Wie schätzen Sie die Bedrohungslage ein? Wird Terror ein Thema im Wahlkampf?

Auch wenn im Fall Amri einiges schiefgelaufen zu sein scheint, muss man den Sicherheitsbehörden trotzdem ein großes Lob dafür aussprechen, dass sie viele Anschläge in Deutschland verhindern konnten. Wir müssen sie aber auch stärker dabei unterstützen, mit mehr Personal und besserer Sachausstattung. Perfekte Sicherheit kann es nicht geben. Aber es gibt die Verpflichtung des Staates, alles zum Schutz der Bürger zu tun.

Mit welcher Machtoption geht die SPD in den Wahlkampf? Wird mit Schulz Rot-Rot-Grün wahrscheinlicher?

Die Machtoptionen nach der Wahl sind völlig offen. Wir werden die erste Bundestagswahl erleben, bei der keine Partei vorher eine Koalitionsaussage macht. Zuerst entscheiden die Wähler. Danach sind wir bereit, mit allen im Bundestag vertretenen Parteien über Koalitionen zu reden, außer der AfD.

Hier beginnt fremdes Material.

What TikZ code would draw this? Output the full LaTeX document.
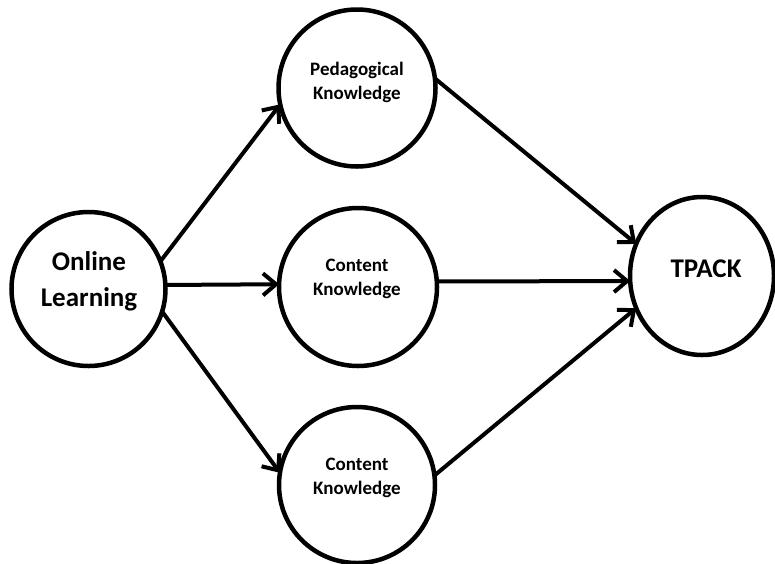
\documentclass[tikz,border=0pt]{standalone}
\usepackage{fontspec}
\setmainfont{Carlito}
\usetikzlibrary{arrows.meta,shapes.geometric}
\begin{document}
\begin{tikzpicture}[x=1pt,y=-1pt,
  circ/.style={circle, draw, line width=4.5pt, inner sep=0pt, outer sep=0pt},
  oval/.style={ellipse, draw, line width=4.5pt, inner sep=0pt, outer sep=0pt},
  lbl/.style={align=center, font=\bfseries\fontsize{19}{24}\selectfont, inner sep=0pt},
  big/.style={align=center, font=\bfseries\fontsize{27}{36}\selectfont, inner sep=0pt},
  arr/.style={line width=4pt, -{Straight Barb[length=13pt,width=22pt]}}]
\useasboundingbox (0,0) rectangle (775,563);
\node[circ, minimum size=154pt] (ol) at (88.5,289) {};
\node[circ, minimum size=157pt] (pk) at (357,88) {};
\node[circ, minimum size=158pt] (ck1) at (358,287) {};
\node[circ, minimum size=156pt] (ck2) at (357,485) {};
\node[oval, minimum width=144pt, minimum height=158pt] (tp) at (702,276) {};
\node[big] (olt) at (89,281) {Online\\Learning};
\node[lbl] (pkt) at (357,82) {Pedagogical\\Knowledge};
\node[lbl] (ck1t) at (357,279) {Content\\Knowledge};
\node[lbl] (ck2t) at (357,478) {Content\\Knowledge};
\node[big] (tpt) at (706,268.5) {TPACK};
\draw[arr] (ol.21) -- (pk.192);
\draw[arr] (ol.3) -- (ck1.178);
\draw[arr] (ol.-17) -- (ck2.171);
\draw[arr] (pk.7) -- (tp.154);
\draw[arr] (ck1.4) -- (tp.184);
\draw[arr] (ck2.7) -- (tp.206);
\end{tikzpicture}
\end{document}
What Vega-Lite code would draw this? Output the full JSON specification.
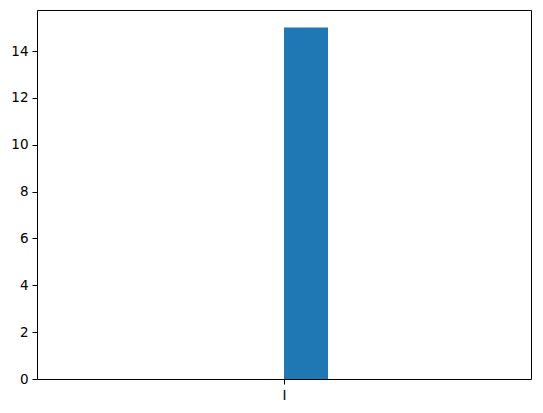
{
  "$schema": "https://vega.github.io/schema/vega-lite/v6.json",
  "width": 494,
  "height": 369,
  "autosize": {"type": "none"},
  "padding": {"left": 37, "top": 10, "right": 12, "bottom": 34},
  "background": "white",
  "config": {
    "view": {"stroke": "black", "strokeWidth": 1},
    "axis": {
      "domain": false,
      "grid": false,
      "tickColor": "black",
      "tickSize": 5,
      "labelFont": "DejaVu Sans",
      "labelFontSize": 13.5,
      "labelColor": "black",
      "labelPadding": 4,
      "labelFlush": false,
      "title": null
    }
  },
  "data": {"values": [{"label": "I", "start": 0, "end": 0.1, "count": 15}]},
  "mark": {"type": "bar", "color": "#1f77b4", "orient": "vertical"},
  "encoding": {
    "x": {
      "field": "start", "type": "quantitative",
      "scale": {"domain": [-0.55, 0.55], "nice": false, "zero": false},
      "axis": {"values": [0], "labelExpr": "datum.value == 0 ? 'I' : ''"}
    },
    "x2": {"field": "end"},
    "y": {
      "field": "count", "type": "quantitative",
      "scale": {"domain": [0, 15.75], "nice": false},
      "axis": {"values": [0, 2, 4, 6, 8, 10, 12, 14]}
    },
    "y2": {"datum": 0}
  }
}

Was ist mit einer erneuten großen Koalition?

Die Koalition hat sehr gute und erfolgreiche Arbeit gemacht: starke Wirtschaft, mehr Rente, gesetzlicher Mindestlohn, Lohngerechtigkeit von Männern und Frauen, Begrenzung von Leiharbeit und Werkverträgen und vieles mehr. Nun scheint für die Union die Grenze erreicht, ab der sie sozialdemokratische Politik nicht mehr mitmachen will. Eine große Koalition darf auch keine Dauereinrichtung sein. Demokratie lebt vom Wechsel, wir wollen ins Kanzleramt wechseln.

Ist das nicht schwer: die eigenen Erfolge in der Koalition loben und gleichzeitig die Kanzlerin kritisieren? Wird das der Wähler verstehen?

Wir stehen zu unseren Erfolgen und werden zugleich deutlich sagen, warum mehr Gerechtigkeit in Deutschland mit CDU und CSU nicht möglich ist.

Welches nicht erreichte Ziel schmerzt am meisten?

Ach, da gibt es viele. Ein Beispiel: Menschen, die hart arbeiten, müssen höhere Steuern zahlen als Menschen, die bloß ihr Geld für sich arbeiten lassen. Das ist schwer verständlich, wir wollten es ändern, aber die Union hat das verhindert.

Schalten Sie in der Koalition ab Montag den Ton von Kooperation auf Konfrontation?

Sigmar Gabriel hat in seiner Abschiedsrede als Wirtschaftsminister etwas Wichtiges gesagt: Wir im Bundestag sind Wettbewerber, verfolgen unterschiedliche Ziele und streiten um den besten Weg. Aber wir sind keine Feinde. Feinde sind diejenigen, die die Grundlagen unserer Demokratie zerstören wollen. Wir werden das Land weiter gut regieren, aber den Streit um die besseren Konzepte für die Zukunft unseres Landes mit der Union verschärfen.